## start

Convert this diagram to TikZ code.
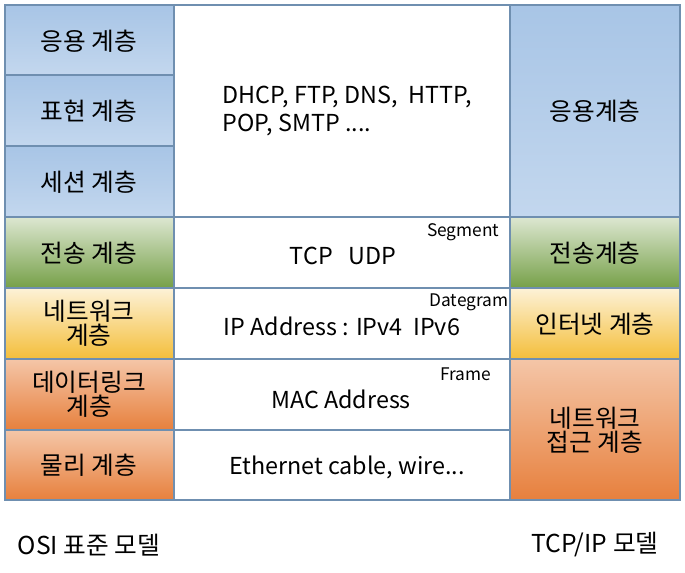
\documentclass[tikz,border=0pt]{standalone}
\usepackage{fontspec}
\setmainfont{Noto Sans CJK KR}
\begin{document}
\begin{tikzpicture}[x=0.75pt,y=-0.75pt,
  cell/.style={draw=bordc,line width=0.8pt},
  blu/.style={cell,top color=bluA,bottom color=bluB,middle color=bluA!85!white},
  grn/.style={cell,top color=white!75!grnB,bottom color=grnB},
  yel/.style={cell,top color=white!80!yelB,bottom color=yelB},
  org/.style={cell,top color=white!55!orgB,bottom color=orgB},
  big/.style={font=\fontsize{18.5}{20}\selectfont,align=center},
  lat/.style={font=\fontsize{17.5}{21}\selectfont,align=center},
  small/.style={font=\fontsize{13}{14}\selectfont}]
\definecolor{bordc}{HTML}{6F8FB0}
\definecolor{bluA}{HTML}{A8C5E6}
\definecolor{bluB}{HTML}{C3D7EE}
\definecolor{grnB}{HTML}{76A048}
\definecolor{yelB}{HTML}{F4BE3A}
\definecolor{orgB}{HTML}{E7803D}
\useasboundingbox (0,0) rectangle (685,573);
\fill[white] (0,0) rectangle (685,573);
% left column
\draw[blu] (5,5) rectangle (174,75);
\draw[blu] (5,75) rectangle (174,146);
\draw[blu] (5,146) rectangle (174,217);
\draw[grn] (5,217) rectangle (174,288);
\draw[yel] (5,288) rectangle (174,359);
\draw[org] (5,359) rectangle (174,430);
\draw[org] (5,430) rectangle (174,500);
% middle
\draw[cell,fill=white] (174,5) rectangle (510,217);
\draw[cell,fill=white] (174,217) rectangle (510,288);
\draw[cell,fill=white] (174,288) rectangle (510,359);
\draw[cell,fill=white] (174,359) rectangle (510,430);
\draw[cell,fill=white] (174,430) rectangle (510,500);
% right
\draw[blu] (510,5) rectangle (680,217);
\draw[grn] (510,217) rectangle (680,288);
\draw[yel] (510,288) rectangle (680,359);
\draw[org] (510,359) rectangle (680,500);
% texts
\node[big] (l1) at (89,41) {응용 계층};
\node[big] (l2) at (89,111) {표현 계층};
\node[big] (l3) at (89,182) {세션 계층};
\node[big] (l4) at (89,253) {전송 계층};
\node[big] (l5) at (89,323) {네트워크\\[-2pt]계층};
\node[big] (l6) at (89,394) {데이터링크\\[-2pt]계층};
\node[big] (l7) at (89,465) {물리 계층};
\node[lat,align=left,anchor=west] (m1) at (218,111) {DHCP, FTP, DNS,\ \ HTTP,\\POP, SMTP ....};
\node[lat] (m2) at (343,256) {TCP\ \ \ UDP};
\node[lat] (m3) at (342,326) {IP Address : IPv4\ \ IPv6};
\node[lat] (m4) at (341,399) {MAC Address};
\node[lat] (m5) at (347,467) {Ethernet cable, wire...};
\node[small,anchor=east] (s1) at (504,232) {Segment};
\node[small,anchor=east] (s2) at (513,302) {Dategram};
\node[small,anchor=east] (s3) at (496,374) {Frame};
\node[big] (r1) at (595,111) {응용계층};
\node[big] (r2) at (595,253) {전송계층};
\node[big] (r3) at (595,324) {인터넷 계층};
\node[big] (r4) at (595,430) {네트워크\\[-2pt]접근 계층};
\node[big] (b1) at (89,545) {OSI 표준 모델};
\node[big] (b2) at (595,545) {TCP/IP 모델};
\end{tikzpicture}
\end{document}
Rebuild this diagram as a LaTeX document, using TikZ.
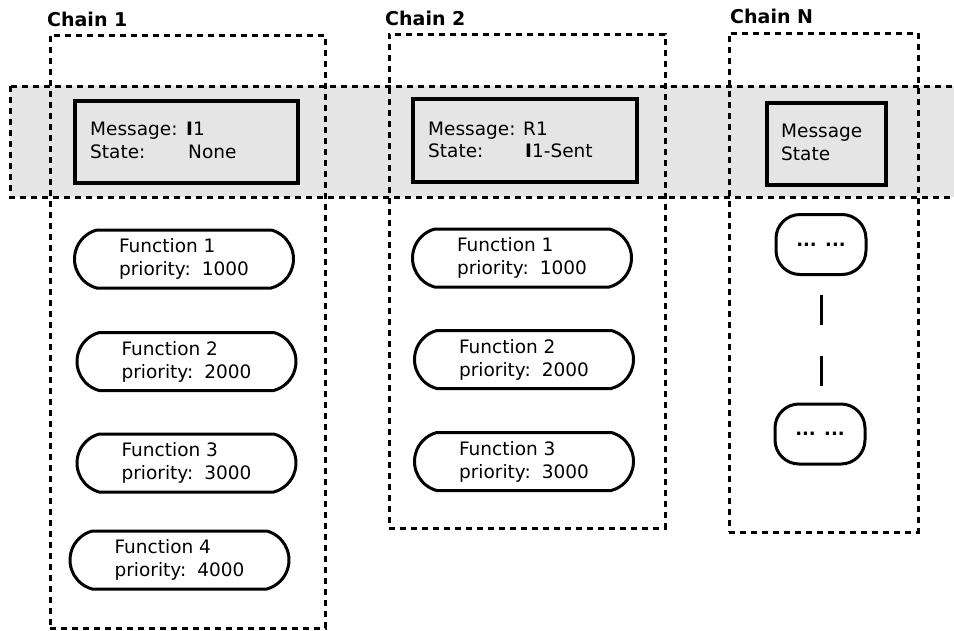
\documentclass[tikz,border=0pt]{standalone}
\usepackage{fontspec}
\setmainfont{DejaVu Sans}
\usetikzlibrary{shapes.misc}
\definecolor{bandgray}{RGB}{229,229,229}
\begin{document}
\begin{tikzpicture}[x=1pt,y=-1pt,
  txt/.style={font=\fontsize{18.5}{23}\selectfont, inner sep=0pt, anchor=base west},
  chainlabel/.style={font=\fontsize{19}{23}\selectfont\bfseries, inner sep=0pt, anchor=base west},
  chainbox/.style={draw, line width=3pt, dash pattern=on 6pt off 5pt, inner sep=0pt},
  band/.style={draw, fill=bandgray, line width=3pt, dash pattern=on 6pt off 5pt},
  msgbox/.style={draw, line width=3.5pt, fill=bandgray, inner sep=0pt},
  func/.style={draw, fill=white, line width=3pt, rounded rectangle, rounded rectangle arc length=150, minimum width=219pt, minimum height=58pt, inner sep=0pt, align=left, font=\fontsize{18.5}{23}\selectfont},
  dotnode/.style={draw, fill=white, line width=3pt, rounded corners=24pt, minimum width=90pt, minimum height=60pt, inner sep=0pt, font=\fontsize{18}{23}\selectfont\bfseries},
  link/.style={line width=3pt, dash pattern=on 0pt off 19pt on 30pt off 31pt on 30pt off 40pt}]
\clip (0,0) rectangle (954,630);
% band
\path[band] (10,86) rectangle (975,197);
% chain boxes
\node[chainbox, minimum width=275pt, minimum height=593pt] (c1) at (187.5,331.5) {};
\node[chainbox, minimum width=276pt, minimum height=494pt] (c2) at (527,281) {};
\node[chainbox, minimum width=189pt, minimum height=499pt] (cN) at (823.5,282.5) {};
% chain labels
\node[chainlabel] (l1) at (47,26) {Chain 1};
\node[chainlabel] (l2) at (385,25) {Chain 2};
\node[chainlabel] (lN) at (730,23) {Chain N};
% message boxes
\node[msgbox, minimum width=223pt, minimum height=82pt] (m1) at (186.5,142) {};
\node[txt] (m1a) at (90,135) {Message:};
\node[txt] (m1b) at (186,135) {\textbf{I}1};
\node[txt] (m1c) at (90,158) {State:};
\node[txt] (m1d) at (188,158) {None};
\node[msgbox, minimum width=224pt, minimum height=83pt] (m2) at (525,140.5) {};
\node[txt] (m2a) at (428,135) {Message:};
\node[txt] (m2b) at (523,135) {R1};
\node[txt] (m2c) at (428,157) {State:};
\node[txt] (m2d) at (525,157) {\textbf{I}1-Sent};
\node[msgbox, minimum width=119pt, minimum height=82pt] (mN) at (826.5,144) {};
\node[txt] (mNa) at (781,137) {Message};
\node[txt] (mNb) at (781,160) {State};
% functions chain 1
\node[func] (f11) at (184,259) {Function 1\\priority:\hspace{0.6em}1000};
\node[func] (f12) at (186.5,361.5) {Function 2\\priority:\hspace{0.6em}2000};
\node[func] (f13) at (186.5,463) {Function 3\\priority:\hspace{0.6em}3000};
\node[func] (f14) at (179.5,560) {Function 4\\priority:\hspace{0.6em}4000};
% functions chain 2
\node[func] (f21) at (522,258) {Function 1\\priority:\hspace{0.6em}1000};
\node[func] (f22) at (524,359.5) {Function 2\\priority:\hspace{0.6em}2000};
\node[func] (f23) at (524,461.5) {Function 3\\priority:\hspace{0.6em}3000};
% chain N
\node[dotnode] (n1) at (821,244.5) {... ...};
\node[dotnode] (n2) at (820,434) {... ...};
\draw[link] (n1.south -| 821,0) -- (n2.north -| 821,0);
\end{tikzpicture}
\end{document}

## end

[Written task]: Would you set down the listing exactly, omitting pictures?

[Full solution]:
Convert this diagram to TikZ code.
\documentclass[tikz,border=0pt]{standalone}
\usepackage{fontspec}
\setmainfont{Noto Sans CJK KR}
\begin{document}
\begin{tikzpicture}[x=0.75pt,y=-0.75pt,
  cell/.style={draw=bordc,line width=0.8pt},
  blu/.style={cell,top color=bluA,bottom color=bluB,middle color=bluA!85!white},
  grn/.style={cell,top color=white!75!grnB,bottom color=grnB},
  yel/.style={cell,top color=white!80!yelB,bottom color=yelB},
  org/.style={cell,top color=white!55!orgB,bottom color=orgB},
  big/.style={font=\fontsize{18.5}{20}\selectfont,align=center},
  lat/.style={font=\fontsize{17.5}{21}\selectfont,align=center},
  small/.style={font=\fontsize{13}{14}\selectfont}]
\definecolor{bordc}{HTML}{6F8FB0}
\definecolor{bluA}{HTML}{A8C5E6}
\definecolor{bluB}{HTML}{C3D7EE}
\definecolor{grnB}{HTML}{76A048}
\definecolor{yelB}{HTML}{F4BE3A}
\definecolor{orgB}{HTML}{E7803D}
\useasboundingbox (0,0) rectangle (685,573);
\fill[white] (0,0) rectangle (685,573);
% left column
\draw[blu] (5,5) rectangle (174,75);
\draw[blu] (5,75) rectangle (174,146);
\draw[blu] (5,146) rectangle (174,217);
\draw[grn] (5,217) rectangle (174,288);
\draw[yel] (5,288) rectangle (174,359);
\draw[org] (5,359) rectangle (174,430);
\draw[org] (5,430) rectangle (174,500);
% middle
\draw[cell,fill=white] (174,5) rectangle (510,217);
\draw[cell,fill=white] (174,217) rectangle (510,288);
\draw[cell,fill=white] (174,288) rectangle (510,359);
\draw[cell,fill=white] (174,359) rectangle (510,430);
\draw[cell,fill=white] (174,430) rectangle (510,500);
% right
\draw[blu] (510,5) rectangle (680,217);
\draw[grn] (510,217) rectangle (680,288);
\draw[yel] (510,288) rectangle (680,359);
\draw[org] (510,359) rectangle (680,500);
% texts
\node[big] (l1) at (89,41) {응용 계층};
\node[big] (l2) at (89,111) {표현 계층};
\node[big] (l3) at (89,182) {세션 계층};
\node[big] (l4) at (89,253) {전송 계층};
\node[big] (l5) at (89,323) {네트워크\\[-2pt]계층};
\node[big] (l6) at (89,394) {데이터링크\\[-2pt]계층};
\node[big] (l7) at (89,465) {물리 계층};
\node[lat,align=left,anchor=west] (m1) at (218,111) {DHCP, FTP, DNS,\ \ HTTP,\\POP, SMTP ....};
\node[lat] (m2) at (343,256) {TCP\ \ \ UDP};
\node[lat] (m3) at (342,326) {IP Address : IPv4\ \ IPv6};
\node[lat] (m4) at (341,399) {MAC Address};
\node[lat] (m5) at (347,467) {Ethernet cable, wire...};
\node[small,anchor=east] (s1) at (504,232) {Segment};
\node[small,anchor=east] (s2) at (513,302) {Dategram};
\node[small,anchor=east] (s3) at (496,374) {Frame};
\node[big] (r1) at (595,111) {응용계층};
\node[big] (r2) at (595,253) {전송계층};
\node[big] (r3) at (595,324) {인터넷 계층};
\node[big] (r4) at (595,430) {네트워크\\[-2pt]접근 계층};
\node[big] (b1) at (89,545) {OSI 표준 모델};
\node[big] (b2) at (595,545) {TCP/IP 모델};
\end{tikzpicture}
\end{document}
Rebuild this diagram as a LaTeX document, using TikZ.
\documentclass[tikz,border=0pt]{standalone}
\usepackage{fontspec}
\setmainfont{DejaVu Sans}
\usetikzlibrary{shapes.misc}
\definecolor{bandgray}{RGB}{229,229,229}
\begin{document}
\begin{tikzpicture}[x=1pt,y=-1pt,
  txt/.style={font=\fontsize{18.5}{23}\selectfont, inner sep=0pt, anchor=base west},
  chainlabel/.style={font=\fontsize{19}{23}\selectfont\bfseries, inner sep=0pt, anchor=base west},
  chainbox/.style={draw, line width=3pt, dash pattern=on 6pt off 5pt, inner sep=0pt},
  band/.style={draw, fill=bandgray, line width=3pt, dash pattern=on 6pt off 5pt},
  msgbox/.style={draw, line width=3.5pt, fill=bandgray, inner sep=0pt},
  func/.style={draw, fill=white, line width=3pt, rounded rectangle, rounded rectangle arc length=150, minimum width=219pt, minimum height=58pt, inner sep=0pt, align=left, font=\fontsize{18.5}{23}\selectfont},
  dotnode/.style={draw, fill=white, line width=3pt, rounded corners=24pt, minimum width=90pt, minimum height=60pt, inner sep=0pt, font=\fontsize{18}{23}\selectfont\bfseries},
  link/.style={line width=3pt, dash pattern=on 0pt off 19pt on 30pt off 31pt on 30pt off 40pt}]
\clip (0,0) rectangle (954,630);
% band
\path[band] (10,86) rectangle (975,197);
% chain boxes
\node[chainbox, minimum width=275pt, minimum height=593pt] (c1) at (187.5,331.5) {};
\node[chainbox, minimum width=276pt, minimum height=494pt] (c2) at (527,281) {};
\node[chainbox, minimum width=189pt, minimum height=499pt] (cN) at (823.5,282.5) {};
% chain labels
\node[chainlabel] (l1) at (47,26) {Chain 1};
\node[chainlabel] (l2) at (385,25) {Chain 2};
\node[chainlabel] (lN) at (730,23) {Chain N};
% message boxes
\node[msgbox, minimum width=223pt, minimum height=82pt] (m1) at (186.5,142) {};
\node[txt] (m1a) at (90,135) {Message:};
\node[txt] (m1b) at (186,135) {\textbf{I}1};
\node[txt] (m1c) at (90,158) {State:};
\node[txt] (m1d) at (188,158) {None};
\node[msgbox, minimum width=224pt, minimum height=83pt] (m2) at (525,140.5) {};
\node[txt] (m2a) at (428,135) {Message:};
\node[txt] (m2b) at (523,135) {R1};
\node[txt] (m2c) at (428,157) {State:};
\node[txt] (m2d) at (525,157) {\textbf{I}1-Sent};
\node[msgbox, minimum width=119pt, minimum height=82pt] (mN) at (826.5,144) {};
\node[txt] (mNa) at (781,137) {Message};
\node[txt] (mNb) at (781,160) {State};
% functions chain 1
\node[func] (f11) at (184,259) {Function 1\\priority:\hspace{0.6em}1000};
\node[func] (f12) at (186.5,361.5) {Function 2\\priority:\hspace{0.6em}2000};
\node[func] (f13) at (186.5,463) {Function 3\\priority:\hspace{0.6em}3000};
\node[func] (f14) at (179.5,560) {Function 4\\priority:\hspace{0.6em}4000};
% functions chain 2
\node[func] (f21) at (522,258) {Function 1\\priority:\hspace{0.6em}1000};
\node[func] (f22) at (524,359.5) {Function 2\\priority:\hspace{0.6em}2000};
\node[func] (f23) at (524,461.5) {Function 3\\priority:\hspace{0.6em}3000};
% chain N
\node[dotnode] (n1) at (821,244.5) {... ...};
\node[dotnode] (n2) at (820,434) {... ...};
\draw[link] (n1.south -| 821,0) -- (n2.north -| 821,0);
\end{tikzpicture}
\end{document}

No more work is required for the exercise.